TASK OBJECTIVE
Please output every line of the material as it stands, without the pictures.
>> Begin
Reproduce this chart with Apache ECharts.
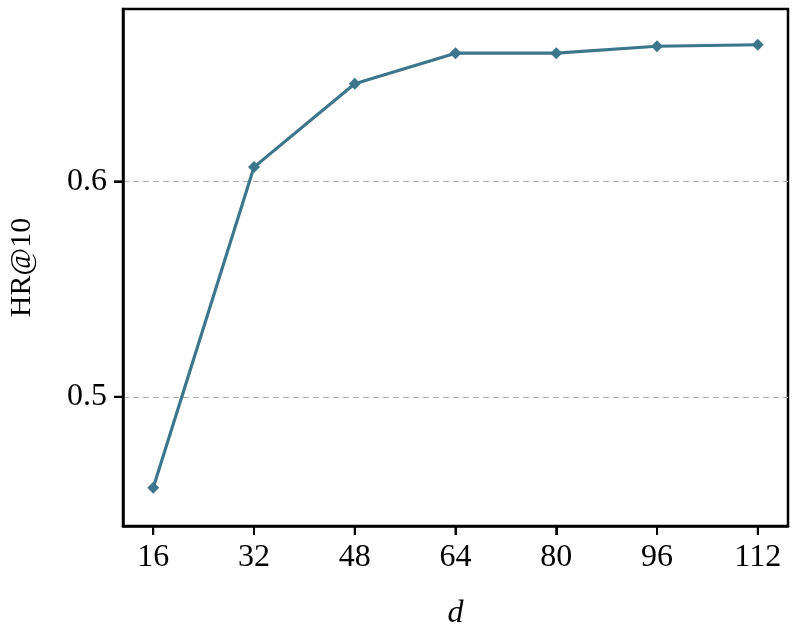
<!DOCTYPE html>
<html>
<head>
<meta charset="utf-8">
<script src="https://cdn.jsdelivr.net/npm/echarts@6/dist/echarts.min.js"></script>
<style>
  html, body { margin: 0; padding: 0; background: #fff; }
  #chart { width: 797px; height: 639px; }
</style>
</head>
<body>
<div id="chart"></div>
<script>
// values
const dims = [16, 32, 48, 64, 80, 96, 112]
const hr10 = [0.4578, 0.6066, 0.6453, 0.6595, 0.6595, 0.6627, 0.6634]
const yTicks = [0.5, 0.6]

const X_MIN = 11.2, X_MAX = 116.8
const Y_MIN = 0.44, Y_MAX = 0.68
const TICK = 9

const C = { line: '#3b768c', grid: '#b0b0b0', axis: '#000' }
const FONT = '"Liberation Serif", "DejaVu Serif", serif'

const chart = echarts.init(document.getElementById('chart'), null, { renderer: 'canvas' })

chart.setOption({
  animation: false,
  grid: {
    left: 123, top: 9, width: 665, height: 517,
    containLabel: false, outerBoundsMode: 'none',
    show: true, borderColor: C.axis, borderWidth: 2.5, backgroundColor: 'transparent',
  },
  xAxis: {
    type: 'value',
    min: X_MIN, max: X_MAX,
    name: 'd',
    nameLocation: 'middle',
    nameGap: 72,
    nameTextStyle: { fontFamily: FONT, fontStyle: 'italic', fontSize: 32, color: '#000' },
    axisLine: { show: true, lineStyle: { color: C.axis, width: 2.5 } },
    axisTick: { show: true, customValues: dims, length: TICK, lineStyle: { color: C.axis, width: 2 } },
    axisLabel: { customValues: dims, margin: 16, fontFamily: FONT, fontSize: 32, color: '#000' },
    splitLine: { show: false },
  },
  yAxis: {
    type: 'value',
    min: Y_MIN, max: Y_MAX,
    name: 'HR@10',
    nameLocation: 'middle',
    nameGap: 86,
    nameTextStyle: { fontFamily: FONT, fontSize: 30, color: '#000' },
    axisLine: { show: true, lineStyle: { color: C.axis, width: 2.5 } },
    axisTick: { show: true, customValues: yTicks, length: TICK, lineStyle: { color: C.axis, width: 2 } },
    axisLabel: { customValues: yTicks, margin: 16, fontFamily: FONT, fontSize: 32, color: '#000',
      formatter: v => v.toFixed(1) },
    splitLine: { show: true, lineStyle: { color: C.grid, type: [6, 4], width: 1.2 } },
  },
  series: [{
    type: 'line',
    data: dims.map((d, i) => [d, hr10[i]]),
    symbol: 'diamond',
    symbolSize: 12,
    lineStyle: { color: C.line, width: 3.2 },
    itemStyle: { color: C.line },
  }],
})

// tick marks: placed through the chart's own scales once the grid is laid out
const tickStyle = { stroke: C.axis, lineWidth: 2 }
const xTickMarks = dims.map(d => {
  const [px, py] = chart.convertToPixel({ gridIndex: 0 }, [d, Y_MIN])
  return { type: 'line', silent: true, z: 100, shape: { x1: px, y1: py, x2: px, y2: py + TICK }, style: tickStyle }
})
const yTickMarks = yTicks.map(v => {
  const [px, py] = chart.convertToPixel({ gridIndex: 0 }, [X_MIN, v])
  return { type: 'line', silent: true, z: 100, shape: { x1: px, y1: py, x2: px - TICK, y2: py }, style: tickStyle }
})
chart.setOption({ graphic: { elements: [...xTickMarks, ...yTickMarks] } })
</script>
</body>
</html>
>> End
TASK RESPONSE
Reproduce this chart with Apache ECharts.
<!DOCTYPE html>
<html>
<head>
<meta charset="utf-8">
<script src="https://cdn.jsdelivr.net/npm/echarts@6/dist/echarts.min.js"></script>
<style>
  html, body { margin: 0; padding: 0; background: #fff; }
  #chart { width: 797px; height: 639px; }
</style>
</head>
<body>
<div id="chart"></div>
<script>
// values
const dims = [16, 32, 48, 64, 80, 96, 112]
const hr10 = [0.4578, 0.6066, 0.6453, 0.6595, 0.6595, 0.6627, 0.6634]
const yTicks = [0.5, 0.6]

const X_MIN = 11.2, X_MAX = 116.8
const Y_MIN = 0.44, Y_MAX = 0.68
const TICK = 9

const C = { line: '#3b768c', grid: '#b0b0b0', axis: '#000' }
const FONT = '"Liberation Serif", "DejaVu Serif", serif'

const chart = echarts.init(document.getElementById('chart'), null, { renderer: 'canvas' })

chart.setOption({
  animation: false,
  grid: {
    left: 123, top: 9, width: 665, height: 517,
    containLabel: false, outerBoundsMode: 'none',
    show: true, borderColor: C.axis, borderWidth: 2.5, backgroundColor: 'transparent',
  },
  xAxis: {
    type: 'value',
    min: X_MIN, max: X_MAX,
    name: 'd',
    nameLocation: 'middle',
    nameGap: 72,
    nameTextStyle: { fontFamily: FONT, fontStyle: 'italic', fontSize: 32, color: '#000' },
    axisLine: { show: true, lineStyle: { color: C.axis, width: 2.5 } },
    axisTick: { show: true, customValues: dims, length: TICK, lineStyle: { color: C.axis, width: 2 } },
    axisLabel: { customValues: dims, margin: 16, fontFamily: FONT, fontSize: 32, color: '#000' },
    splitLine: { show: false },
  },
  yAxis: {
    type: 'value',
    min: Y_MIN, max: Y_MAX,
    name: 'HR@10',
    nameLocation: 'middle',
    nameGap: 86,
    nameTextStyle: { fontFamily: FONT, fontSize: 30, color: '#000' },
    axisLine: { show: true, lineStyle: { color: C.axis, width: 2.5 } },
    axisTick: { show: true, customValues: yTicks, length: TICK, lineStyle: { color: C.axis, width: 2 } },
    axisLabel: { customValues: yTicks, margin: 16, fontFamily: FONT, fontSize: 32, color: '#000',
      formatter: v => v.toFixed(1) },
    splitLine: { show: true, lineStyle: { color: C.grid, type: [6, 4], width: 1.2 } },
  },
  series: [{
    type: 'line',
    data: dims.map((d, i) => [d, hr10[i]]),
    symbol: 'diamond',
    symbolSize: 12,
    lineStyle: { color: C.line, width: 3.2 },
    itemStyle: { color: C.line },
  }],
})

// tick marks: placed through the chart's own scales once the grid is laid out
const tickStyle = { stroke: C.axis, lineWidth: 2 }
const xTickMarks = dims.map(d => {
  const [px, py] = chart.convertToPixel({ gridIndex: 0 }, [d, Y_MIN])
  return { type: 'line', silent: true, z: 100, shape: { x1: px, y1: py, x2: px, y2: py + TICK }, style: tickStyle }
})
const yTickMarks = yTicks.map(v => {
  const [px, py] = chart.convertToPixel({ gridIndex: 0 }, [X_MIN, v])
  return { type: 'line', silent: true, z: 100, shape: { x1: px, y1: py, x2: px - TICK, y2: py }, style: tickStyle }
})
chart.setOption({ graphic: { elements: [...xTickMarks, ...yTickMarks] } })
</script>
</body>
</html>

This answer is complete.